Manas Dasgupta
The reverberations of the reservation agitation by the Jats in the BJP-ruled Haryana and earlier in Rajasthan are being felt in faraway Gujarat, that is facing a similar quota stir by the Patels. All efforts by the Anandiben Patel government to arrive at a negotiated settlement with the influential “Patidars” on the reservation issue, without antagonising the sizeable Other Backward Classes supported by the Scheduled Castes and Tribes, have been unproductive, for now.
The quota stir by the Jats and the favourable stand taken by the BJP governments in these two states on the issue has come as a shot in the arm for the “Patidars” in Gujarat to reinvigorate their eight-month-old stir, plugged by the arrest of their young leaders facing serious charges like sedition and destruction of public property. After months of quietness, a number of senior BJP Patidar leaders, including some MPs and MLAs, have come out openly in favour of the demand for reservation. “If Jats can be assured reservation in Haryana and Rajasthan, why not the Patels in Gujarat?” asked party MP from Porbandar Vithhal Radariya (Patel), who along with the MLA from Surat, Kumar Kanani, and several others surprised all by declaring open support to the reservation stir by the Patels.
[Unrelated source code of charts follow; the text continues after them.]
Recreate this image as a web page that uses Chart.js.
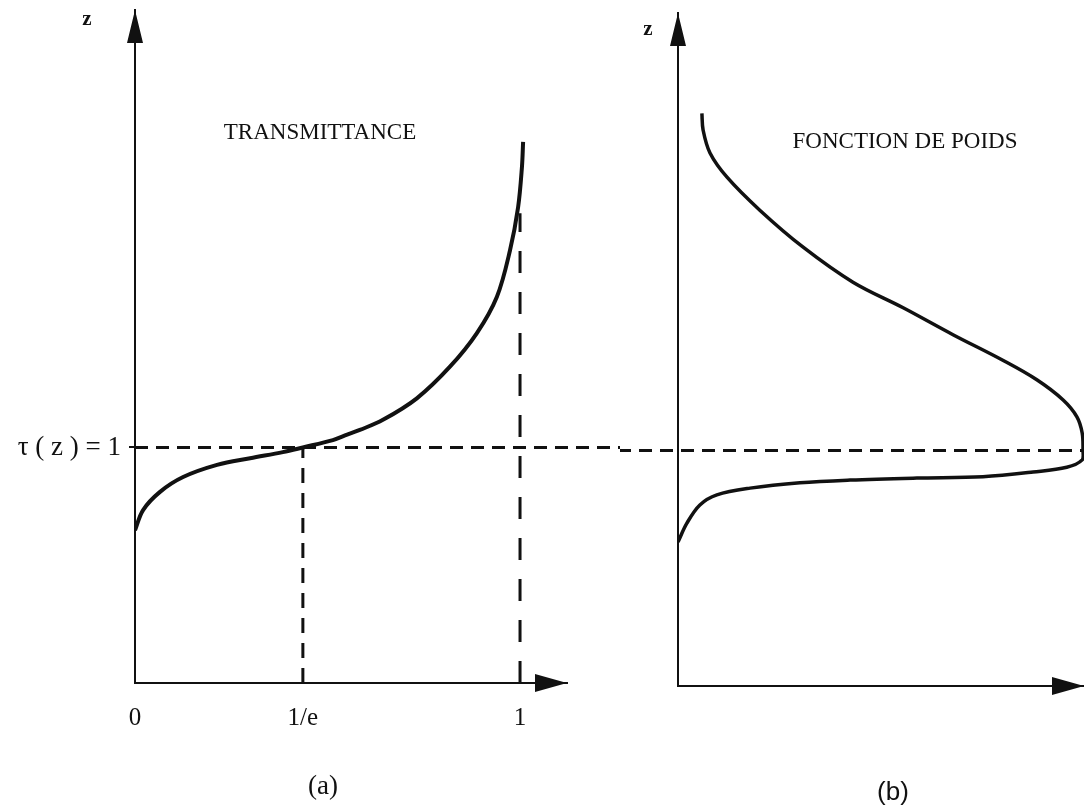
<!DOCTYPE html>
<html>
<head>
<meta charset="utf-8">
<title>Transmittance et fonction de poids</title>
<script src="https://cdn.jsdelivr.net/npm/chart.js@4"></script>
<style>
  html, body { margin: 0; padding: 0; background: #fff; }
  #wrap { position: relative; width: 1084px; height: 805px; overflow: hidden; }
  canvas { position: absolute; top: 0; }
  #left { left: 0; }
  #right { left: 620px; }
</style>
</head>
<body>
<div id="wrap">
  <canvas id="left" width="620" height="805"></canvas>
  <canvas id="right" width="464" height="805"></canvas>
</div>
<script>
'use strict'

// altitude z (echelle arbitraire 0..100) ou tau(z) = 1
const zTau1 = 35

// (a) transmittance en fonction de z
const transTau = [0, 0.021, 0.065, 0.125, 0.213, 0.299, 0.384, 0.436, 0.514, 0.551,
  0.584, 0.644, 0.732, 0.818, 0.888, 0.94, 0.974, 0.995, 1.005, 1.008]
const transZ = [22.7, 25.7, 28.4, 30.6, 32.4, 33.4, 34.3, 35.0, 36.1, 36.9,
  37.6, 39.1, 42.3, 47.0, 52.0, 57.4, 64.3, 70.7, 76.7, 80.4]
const tauTicks = [0, 0.436, 1]
const tauTickLabels = ['0', '1/e', '1']
const tauOneTop = 69.8

// (b) fonction de poids en fonction de z
const weightW = [0, 0.022, 0.054, 0.096, 0.178, 0.301, 0.425, 0.59, 0.753, 0.877,
  0.96, 0.998, 1.0, 0.998, 0.985, 0.951, 0.886, 0.802, 0.679, 0.556,
  0.432, 0.309, 0.202, 0.121, 0.079, 0.062, 0.059]
const weightZ = [21.4, 24.2, 26.9, 28.4, 29.4, 30.2, 30.6, 30.9, 31.1, 31.8,
  32.5, 33.6, 35.0, 37.6, 40.0, 42.5, 45.5, 48.4, 52.2, 56.2,
  60.0, 65.2, 70.7, 75.6, 79.2, 82.6, 85.1]

const ink = '#111'
const serif = '"Liberation Serif", "DejaVu Serif", serif'

const toPoints = (xs, ys) => xs.map((x, i) => ({ x: x, y: ys[i] }))

// pointes de fleche au bout des axes
const arrows = {
  id: 'arrows',
  afterDraw(chart) {
    const { ctx, chartArea: a } = chart
    ctx.save()
    ctx.fillStyle = ink
    ctx.beginPath()
    ctx.moveTo(a.left, a.top)
    ctx.lineTo(a.left - 8, a.top + 33)
    ctx.lineTo(a.left + 8, a.top + 33)
    ctx.closePath()
    ctx.moveTo(a.right, a.bottom)
    ctx.lineTo(a.right - 32, a.bottom - 9)
    ctx.lineTo(a.right - 32, a.bottom + 9)
    ctx.closePath()
    ctx.fill()
    ctx.restore()
  },
}

function notes(items) {
  return {
    id: 'notes',
    afterDraw(chart) {
      const ctx = chart.ctx
      ctx.save()
      ctx.fillStyle = ink
      ctx.textAlign = 'center'
      ctx.textBaseline = 'middle'
      items.forEach((n) => {
        ctx.font = n.font
        ctx.fillText(n.text, n.x, n.y)
      })
      ctx.restore()
    },
  }
}

const axisBorder = { display: true, color: ink, width: 2 }

new Chart(document.getElementById('left'), {
  type: 'scatter',
  data: {
    datasets: [
      {
        data: toPoints(transTau, transZ),
        showLine: true,
        borderColor: ink,
        borderWidth: 4,
        tension: 0.35,
        pointRadius: 0,
      },
      {
        data: toPoints([0, 1.3], [zTau1, zTau1]),
        showLine: true,
        borderColor: ink,
        borderWidth: 3,
        borderDash: [13, 8],
        pointRadius: 0,
        clip: false,
      },
      {
        data: toPoints([tauTicks[1], tauTicks[1]], [0, zTau1]),
        showLine: true,
        borderColor: ink,
        borderWidth: 3,
        borderDash: [15, 10],
        pointRadius: 0,
      },
      {
        data: toPoints([tauTicks[2], tauTicks[2]], [0, tauOneTop]),
        showLine: true,
        borderColor: ink,
        borderWidth: 3,
        borderDash: [22, 19],
        pointRadius: 0,
      },
    ],
  },
  options: {
    responsive: false,
    animation: false,
    layout: { padding: { top: 10, right: 53, left: 0, bottom: 0 } },
    scales: {
      x: {
        type: 'linear',
        min: 0,
        max: 1.122,
        afterFit: (s) => { s.height = 122 },
        afterBuildTicks: (s) => { s.ticks = tauTicks.map((v) => ({ value: v })) },
        ticks: {
          callback: (v, i) => tauTickLabels[i],
          autoSkip: false,
          maxRotation: 0,
          padding: 20,
          color: ink,
          font: { family: serif, size: 25 },
        },
        grid: { display: false, drawTicks: false },
        border: axisBorder,
      },
      y: {
        type: 'linear',
        min: 0,
        max: 100,
        afterFit: (s) => {
          s.width = 135
          s.paddingTop = 0
          s.paddingBottom = 0
        },
        afterBuildTicks: (s) => { s.ticks = [{ value: zTau1 }] },
        ticks: {
          callback: () => 'τ ( z ) = 1',
          padding: 8,
          color: ink,
          font: { family: serif, size: 27 },
        },
        grid: { display: true, drawOnChartArea: false, drawTicks: true, tickLength: 6, color: ink, lineWidth: 2 },
        border: axisBorder,
      },
    },
    plugins: {
      legend: { display: false },
      tooltip: { enabled: false },
    },
  },
  plugins: [arrows, notes([
    { text: 'z', x: 87, y: 20, font: 'bold 21px ' + serif },
    { text: 'TRANSMITTANCE', x: 320, y: 133, font: '23px ' + serif },
    { text: '(a)', x: 323, y: 787, font: '27px ' + serif },
  ])],
})

new Chart(document.getElementById('right'), {
  type: 'scatter',
  data: {
    datasets: [
      {
        data: toPoints(weightW, weightZ),
        showLine: true,
        borderColor: ink,
        borderWidth: 3.5,
        tension: 0.35,
        pointRadius: 0,
      },
      {
        data: toPoints([-0.2, 1.0], [zTau1, zTau1]),
        showLine: true,
        borderColor: ink,
        borderWidth: 3,
        borderDash: [13, 8],
        pointRadius: 0,
        clip: false,
      },
    ],
  },
  options: {
    responsive: false,
    animation: false,
    layout: { padding: { top: 13, right: 0, left: 0, bottom: 0 } },
    scales: {
      x: {
        type: 'linear',
        min: 0,
        max: 1.0025,
        afterFit: (s) => { s.height = 119 },
        ticks: { display: false },
        grid: { display: false, drawTicks: false },
        border: axisBorder,
      },
      y: {
        type: 'linear',
        min: 0,
        max: 100,
        afterFit: (s) => { s.width = 58 },
        ticks: { display: false },
        grid: { display: false, drawTicks: false },
        border: axisBorder,
      },
    },
    plugins: {
      legend: { display: false },
      tooltip: { enabled: false },
    },
  },
  plugins: [arrows, notes([
    { text: 'z', x: 28, y: 30, font: 'bold 21px ' + serif },
    { text: 'FONCTION DE POIDS', x: 285, y: 142, font: '23px ' + serif },
    { text: '(b)', x: 273, y: 793, font: '26px "Liberation Sans", sans-serif' },
  ])],
})
</script>
</body>
</html>
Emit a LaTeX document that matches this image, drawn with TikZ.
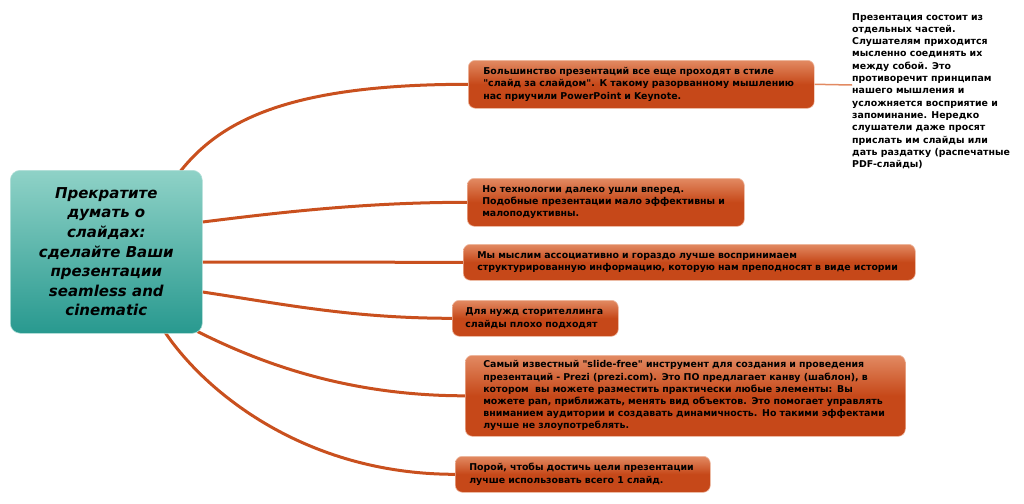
\documentclass[tikz,border=0pt]{standalone}
\usepackage{fontspec}
\setmainfont{DejaVu Sans}
\definecolor{otop}{HTML}{E28A62}
\definecolor{obot}{HTML}{C64819}
\definecolor{conn}{HTML}{C9501E}
\definecolor{ttop}{HTML}{8FD2C7}
\definecolor{tbot}{HTML}{28998F}
\newcommand{\qq}{\textquotedbl}
\pgfdeclarelayer{background}
\pgfsetlayers{background,main}
\begin{document}
\begin{tikzpicture}[x=1pt,y=-1pt,
  bx/.style={rounded corners=7pt, top color=otop, bottom color=obot, middle color=obot,
    draw=otop!60!white, line width=0.6pt, anchor=north west, align=left, inner xsep=15pt, inner ysep=0pt,
    font=\fontsize{9.4}{12.2}\selectfont\bfseries},
  conn/.style={draw=conn, line width=3pt},
  note/.style={anchor=north west, align=left, inner sep=0pt, font=\fontsize{9.4}{12.3}\selectfont\bfseries}]
\useasboundingbox (0,0) rectangle (1024,503);
\node[rounded corners=10pt, top color=ttop, bottom color=tbot, draw=ttop!70!white, line width=0.6pt,
  minimum width=192pt, minimum height=163pt, anchor=north west, align=center, inner sep=0pt,
  font=\fontsize{15}{19.6}\selectfont\bfseries\itshape] (c) at (10,170)
  {Прекратите\\думать о\\слайдах:\\сделайте Ваши\\презентации\\seamless and\\cinematic};
\node[bx, text width=316pt, minimum height=48pt] (b1) at (468,60)
  {Большинство презентаций все еще проходят в стиле\\\qq слайд за слайдом\qq. К такому разорванному мышлению\\нас приучили PowerPoint и Keynote.};
\node[bx, text width=247pt, minimum height=48pt] (b2) at (467,178)
  {Но технологии далеко ушли вперед.\\Подобные презентации мало эффективны и\\малоподуктивны.};
\node[bx, text width=424pt, minimum height=36pt, inner xsep=14pt] (b3) at (463,244)
  {Мы мыслим ассоциативно и гораздо лучше воспринимаем\\структурированную информацию, которую нам преподносят в виде истории};
\node[bx, text width=140pt, minimum height=36pt, inner xsep=13pt] (b4) at (452,300)
  {Для нужд сторителлинга\\слайды плохо подходят};
\node[bx, text width=404pt, minimum height=81pt, inner xsep=18pt] (b5) at (465,355)
  {Самый известный \qq slide-free\qq{} инструмент для создания и проведения\\презентаций - Prezi (prezi.com). Это ПО предлагает канву (шаблон), в\\котором\ \ вы можете разместить практически любые элементы: Вы\\можете pan, приближать, менять вид объектов. Это помогает управлять\\вниманием аудитории и создавать динамичность. Но такими эффектами\\лучше не злоупотреблять.};
\node[bx, text width=227pt, minimum height=36pt, inner xsep=14pt] (b6) at (455,456)
  {Порой, чтобы достичь цели презентации\\лучше использовать всего 1 слайд.};
\node[note] (n) at (852,13)
  {Презентация состоит из\\отдельных частей.\\Слушателям приходится\\мысленно соединять их\\между собой. Это\\противоречит принципам\\нашего мышления и\\усложняется восприятие и\\запоминание. Нередко\\слушатели даже просят\\прислать им слайды или\\дать раздатку (распечатные\\PDF-слайды)};
\coordinate (na) at (852,85);
\begin{pgfonlayer}{background}
\draw[conn] ([xshift=-22pt,yshift=-1pt]c.north east) .. controls +(40,-50) and +(-180,0) .. (b1.west);
\draw[conn] ([yshift=-52pt]c.north east) .. controls +(80,-10) and +(-100,0) .. (b2.west);
\draw[conn] ([yshift=-92pt]c.north east) .. controls +(80,0) and +(-80,0) .. (b3.west);
\draw[conn] ([yshift=-122pt]c.north east) .. controls +(80,12) and +(-100,0) .. (b4.west);
\draw[conn] ([xshift=-5pt,yshift=2pt]c.south east) .. controls +(60,30) and +(-120,0) .. (b5.west);
\draw[conn] ([xshift=-38pt,yshift=2pt]c.south east) .. controls +(40,60) and +(-150,0) .. (b6.west);
\end{pgfonlayer}
\draw[draw=otop, line width=1.5pt] (b1.east) -- (na);
\end{tikzpicture}
\end{document}
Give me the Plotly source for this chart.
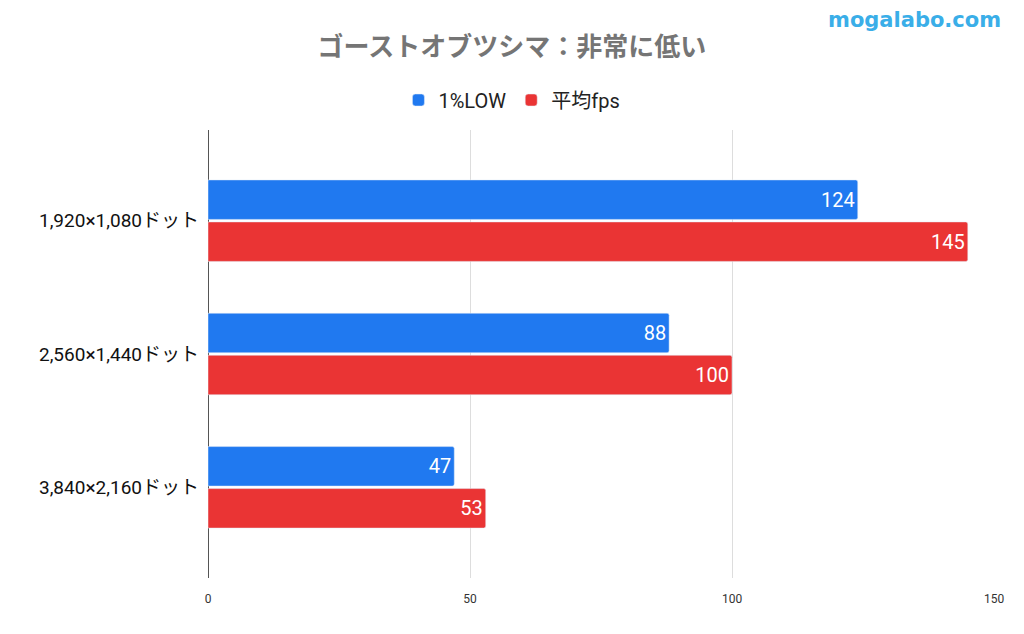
import plotly.graph_objects as go

# data
resolutions = ['1,920×1,080ドット', '2,560×1,440ドット', '3,840×2,160ドット']
low_1pct = [124, 88, 47]
avg_fps = [145, 100, 53]
x_ticks = [0, 50, 100, 150]

jp_font = 'Noto Sans CJK JP, Noto Sans, sans-serif'
mix_font = 'Roboto, Noto Sans CJK JP, sans-serif'

fig = go.Figure()
fig.add_trace(go.Bar(y=resolutions, x=low_1pct, name='1%LOW', orientation='h',
                     marker_color='#2079f0', text=low_1pct,
                     textposition='inside', insidetextanchor='end',
                     textfont=dict(color='white', size=20, family='Roboto')))
fig.add_trace(go.Bar(y=resolutions, x=avg_fps, name='平均fps', orientation='h',
                     marker_color='#ea3434', text=avg_fps,
                     textposition='inside', insidetextanchor='end',
                     textfont=dict(color='white', size=20, family='Roboto')))

# the page body adds 8px, so the figure is 8px smaller than the window
fig.update_layout(
    width=1016, height=626,
    margin=dict(l=200, r=30, t=122, b=56),
    paper_bgcolor='white', plot_bgcolor='white',
    barmode='group', bargap=0.37, bargroupgap=0.06, barcornerradius=2,
    title=dict(text='<b>ゴーストオブツシマ：非常に低い</b>', x=0.496, xref='container',
               xanchor='center', y=0.938, yref='container', yanchor='middle',
               font=dict(family=jp_font, size=26, color='#757575')),
    legend=dict(orientation='h', x=0.496, xref='container', xanchor='center',
                y=0.853, yref='container', yanchor='middle',
                font=dict(family=mix_font, size=20, color='#222222'),
                traceorder='normal'),
    font=dict(family=jp_font),
    showlegend=True,
)

fig.update_xaxes(range=[0, 150], tickvals=x_ticks, showgrid=True,
                 gridcolor='#dddddd', zeroline=True, zerolinecolor='#555555',
                 zerolinewidth=1, tickfont=dict(family='Roboto', size=12, color='#333333'),
                 ticks='', ticklabelstandoff=12, automargin=False)
fig.update_yaxes(range=[2.68, -0.68], showgrid=False, ticks='',
                 tickfont=dict(family=mix_font, size=19, color='#111111'),
                 ticklabelstandoff=8, automargin=False)

fig.add_annotation(text='<b>mogalabo.com</b>', xref='paper', yref='paper',
                   x=1.012, y=1.245, xanchor='right', yanchor='middle', showarrow=False,
                   font=dict(family='DejaVu Sans', size=21, color='#3aaee8'))

fig.write_html('out.html')
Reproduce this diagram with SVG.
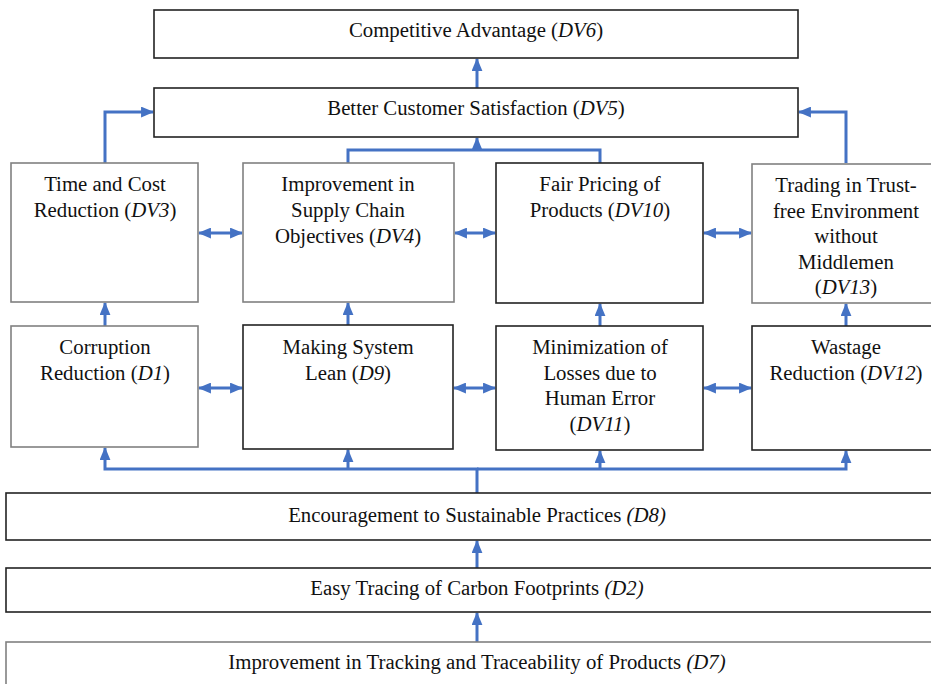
<svg xmlns="http://www.w3.org/2000/svg" width="931" height="684" viewBox="0 0 931 684">
<style>
.bx{fill:#fff;stroke:#222;stroke-width:1.6}
.bg{fill:#fff;stroke:#808080;stroke-width:1.6}
text{font-family:"Liberation Serif","Times New Roman",serif;font-size:20.8px;fill:#111;text-anchor:middle}
.i{font-style:italic}
.c{fill:none;stroke:#4472C4;stroke-width:3}
</style>
<defs>
<marker id="ah" viewBox="0 0 12 10" refX="11" refY="5" markerWidth="13" markerHeight="11" markerUnits="userSpaceOnUse" orient="auto-start-reverse">
<path d="M0,0 L12,5 L0,10 z" fill="#4472C4"/>
</marker>
</defs>
<g id="connectors">
<path class="c" d="M477,88 V59" marker-end="url(#ah)"/>
<path class="c" d="M105,163 V112 H153" marker-end="url(#ah)"/>
<path class="c" d="M348,163 V150 H600 V163"/>
<path class="c" d="M477,150 V138" marker-end="url(#ah)"/>
<path class="c" d="M846,163 V112 H799" marker-end="url(#ah)"/>
<path class="c" d="M199,233 H242" marker-start="url(#ah)" marker-end="url(#ah)"/>
<path class="c" d="M455,233 H495" marker-start="url(#ah)" marker-end="url(#ah)"/>
<path class="c" d="M704,233 H751" marker-start="url(#ah)" marker-end="url(#ah)"/>
<path class="c" d="M199,388 H242" marker-start="url(#ah)" marker-end="url(#ah)"/>
<path class="c" d="M454,388 H495" marker-start="url(#ah)" marker-end="url(#ah)"/>
<path class="c" d="M704,388 H751" marker-start="url(#ah)" marker-end="url(#ah)"/>
<path class="c" d="M105,326 V303" marker-end="url(#ah)"/>
<path class="c" d="M348,325 V303" marker-end="url(#ah)"/>
<path class="c" d="M600,326 V304" marker-end="url(#ah)"/>
<path class="c" d="M846,326 V304" marker-end="url(#ah)"/>
<path class="c" d="M477,493 V469 H105 V448" marker-end="url(#ah)"/>
<path class="c" d="M477,469 H846 V451" marker-end="url(#ah)"/>
<path class="c" d="M348,469 V450" marker-end="url(#ah)"/>
<path class="c" d="M600,469 V451" marker-end="url(#ah)"/>
<path class="c" d="M477,568 V541" marker-end="url(#ah)"/>
<path class="c" d="M477,642 V613" marker-end="url(#ah)"/>
</g>
<g id="DV6"><rect class="bx" x="154" y="10" width="644" height="48"/><text x="476" y="37">Competitive Advantage (<tspan class="i">DV6</tspan>)</text></g>
<g id="DV5"><rect class="bx" x="154" y="88" width="644" height="49"/><text x="476" y="115">Better Customer Satisfaction (<tspan class="i">DV5</tspan>)</text></g>
<g id="DV3"><rect class="bg" x="11" y="163" width="187" height="139"/><text x="105" y="191">Time and Cost</text><text x="105" y="217">Reduction (<tspan class="i">DV3</tspan>)</text></g>
<g id="DV4"><rect class="bg" x="243" y="163" width="211" height="139"/><text x="348" y="191">Improvement in</text><text x="348" y="217">Supply Chain</text><text x="348" y="243">Objectives (<tspan class="i">DV4</tspan>)</text></g>
<g id="DV10"><rect class="bx" x="496" y="163" width="207" height="140"/><text x="600" y="191">Fair Pricing of</text><text x="600" y="217">Products (<tspan class="i">DV10</tspan>)</text></g>
<g id="DV13"><rect class="bg" x="752" y="164" width="190" height="139"/><text x="846" y="192">Trading in Trust-</text><text x="846" y="218">free Environment</text><text x="846" y="243">without</text><text x="846" y="269">Middlemen</text><text x="846" y="294">(<tspan class="i">DV13</tspan>)</text></g>
<g id="D1"><rect class="bg" x="11" y="326" width="187" height="121"/><text x="105" y="354">Corruption</text><text x="105" y="380">Reduction (<tspan class="i">D1</tspan>)</text></g>
<g id="D9"><rect class="bx" x="243" y="325" width="210" height="124"/><text x="348" y="354">Making System</text><text x="348" y="380">Lean (<tspan class="i">D9</tspan>)</text></g>
<g id="DV11"><rect class="bx" x="496" y="326" width="207" height="124"/><text x="600" y="354">Minimization of</text><text x="600" y="380">Losses due to</text><text x="600" y="405">Human Error</text><text x="600" y="431">(<tspan class="i">DV11</tspan>)</text></g>
<g id="DV12"><rect class="bx" x="752" y="326" width="190" height="124"/><text x="846" y="354">Wastage</text><text x="846" y="380">Reduction (<tspan class="i">DV12</tspan>)</text></g>
<g id="D8"><rect class="bx" x="6" y="493" width="945" height="47"/><text x="477" y="522">Encouragement to Sustainable Practices <tspan class="i">(D8)</tspan></text></g>
<g id="D2"><rect class="bx" x="6" y="568" width="945" height="44"/><text x="477" y="595">Easy Tracing of Carbon Footprints <tspan class="i">(D2)</tspan></text></g>
<g id="D7"><rect class="bg" x="6" y="642" width="945" height="60"/><text x="477" y="669">Improvement in Tracking and Traceability of Products <tspan class="i">(D7)</tspan></text></g>
</svg>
Caught between the devil and the deep sea, the Anandiben Patel government was trying to douse the quota flame by diverting the attention from the demand for reservation to the release of Patidar Anamat Andolan Samiti (PAAS) leaders, rotting in jails for the last four months. This was evident as the 24-member committee appointed by the government under Patidar religious leader Jeram Patel put the release of PAAS convener Hardik Patel and his co-accused in sedition charges as the first condition before any progress could be made. The government was worried because the sizeable OBC, the SCs and STs, who together hold over 70 per cent of the votes in the state, had forewarned the BJP that conceding the demand of the Patidars for reservation would automatically mean loss of the backward class votes.
The BJP had tasted the Patidar ire in the local body elections in December when it saw an upsurge of the Congress in rural Gujarat for the first time in two decades. An alarmed Prime Minister Narendra Modi and national BJP president Amit Shah sent an SOS to Anandiben to take immediate steps for the uphill task of mending relations with the Patels, but without alienating the backward classes. The sops for the Patidars announced by the government before the local elections had failed to break the impasse.
Just when the administration was on the verge of bringing most of the PAAS leaders under one umbrella, the Jats in Haryana encouraged Hardik and his supporters to deliver a lethal blow to the efforts by launching an indefinite fast in jail.
New BJP president
After a prolonged delay because of the Patel quota stir, the state BJP has got a new president in Transport Minister Vijay Rupani. The long overdue election was held up as the party was looking for someone to strike a balance between the agitating Patels and their main adversary, the backward classes. Finally the choice fell on Rupani, a Jain Vania from Rajkot, who does not belong to either camp.
But the task is well cut out for the 60-year old Rupani, a former student wing activist of the RSS, who had held the post of the state party secretary and official spokesman for years before he was inducted in the cabinet last year.
A close confidant of both Narendra Modi and Amit Shah, Rupani’s main task would be to bring back to the party fold the influential Patel community. He would have to perform the balancing act between the Patels and the OBCs as desertion of either might mean disaster for the BJP in the 2017 Assembly polls.